Tonya and Michael Trotter photographed on April 15, 2024 at Ryman Auditorium in Nashville.

That off-the-cuff duet in 2014 opened their eyes to a world of musical possibilities, but their path forward wasn’t easy or clear-cut. Michael still struggles with PTSD — at times so severely that he has said he contemplated suicide — and the couple also faced homelessness. Musically, they first found a home in Americana: In 2018, Thirty Tigers distributed their second album, Healing Tide, which featured a collaboration with Emmylou Harris, and they have won three Americana Music Awards. As the duo’s star kept rising, major country labels came calling, leading to the pair’s UMGN signing and subsequent major-label debut, 2023’s Lover’s Game, produced by Dave Cobb.

This past year, The War and Treaty were one of two country acts nominated in the Grammys’ best new artist category; the other was Jelly Roll, whom the Trotters consider a peer in making the genre more inclusive. “The space we occupied was really important,” Michael says. “The two artists representing the genre were not representative of that genre at all, if we’re being completely transparent. You got Jelly Roll, a tatted-face rapper who can sing a little bit, and Mike and Tanya, these Black, overweight, gospel-trained singers. Country music is actively trying to attack the narrative it has created, and I’m proud to be part of that change.”

Though they are self-described outliers on the still-too-­homogeneous Music Row, the Trotters say their Nashville peers have strongly supported them. It started with Dierks Bentley — who invited them to join him onstage for their first country awards show performance in 2021 and included them on a live album shortly thereafter — and continued with Keith Urban, Miranda Lambert and Chris Stapleton, for whom the duo will open three dates in May. Zach Bryan asked the Trotters to sing with him on his self-titled album after hearing them at the 2023 Academy of Country Music Awards, converted just like all the rest. The resulting song, “Hey Driver,” reached No. 14 on the Hot 100 — The War and Treaty’s highest chart entry to date — and the act will open Bryan’s three-night Los Angeles arena run in June, inevitably earning even more new fans.
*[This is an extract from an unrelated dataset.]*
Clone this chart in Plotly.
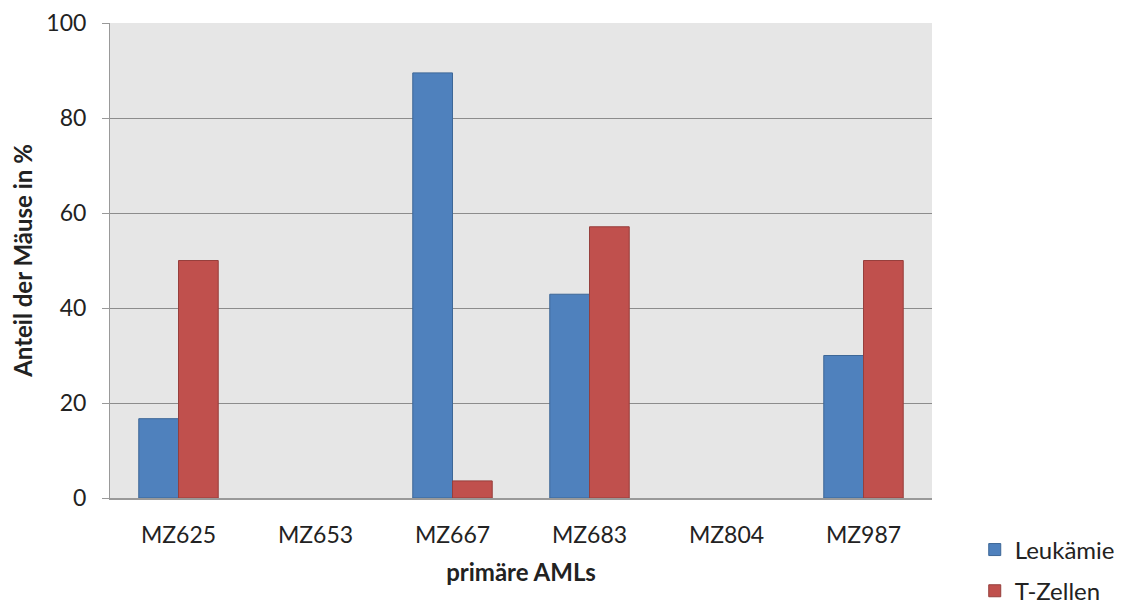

Michael and Tanya are relentlessly positive, but they won’t ignore the obvious. “How about Mickey Guyton?” Michael says. “It all begins with her saying, ‘This is what country music looks like, too.’ ” With Beyoncé’s Cowboy Carter shining a new spotlight on country music’s long history of racial exclusion, the duo readily acknowledges the work that remains to correct that past. (Beyoncé reached out to the Trotters after Cowboy Carter’s release but did not seek to collaborate with them.) “Have we experienced it?” Tanya asks. “Of course we have. Do we see it in the crowds? Of course we do.”

But they insist on pushing forward. “We’ve been sort of a healing balm, and I won’t allow anyone to take that away from Tanya and I,” Michael says. “We’ve been taken out on the road not to check a box, but literally because we’ve impacted some of the most powerful artists in our genre today.”

“My purpose is to really broaden what country music is and has always been,” UMGN’s Mabe says. “Finding them was like finding a needle in a haystack. They are an evolution of a format… Absolutely, we will eventually end up [bringing them to] country radio.”

That impact has been made because of the way Michael and Tanya translate their gospel bona fides into potent, generous and agnostic performances. “When you think of a gospel sound, you’re thinking of that sense of urgency — regardless of what my message is,” Michael says. “That sense that I need you to understand what I’m saying, that’s what we’re after. When somebody taps into that good truth, it just comes out with that roar and that fire.” There’s no scorched earth in the Trotters’ wake, though, just the one thing they’re interested in evangelizing: love.

This story will appear in the May 11, 2024, issue of Billboard.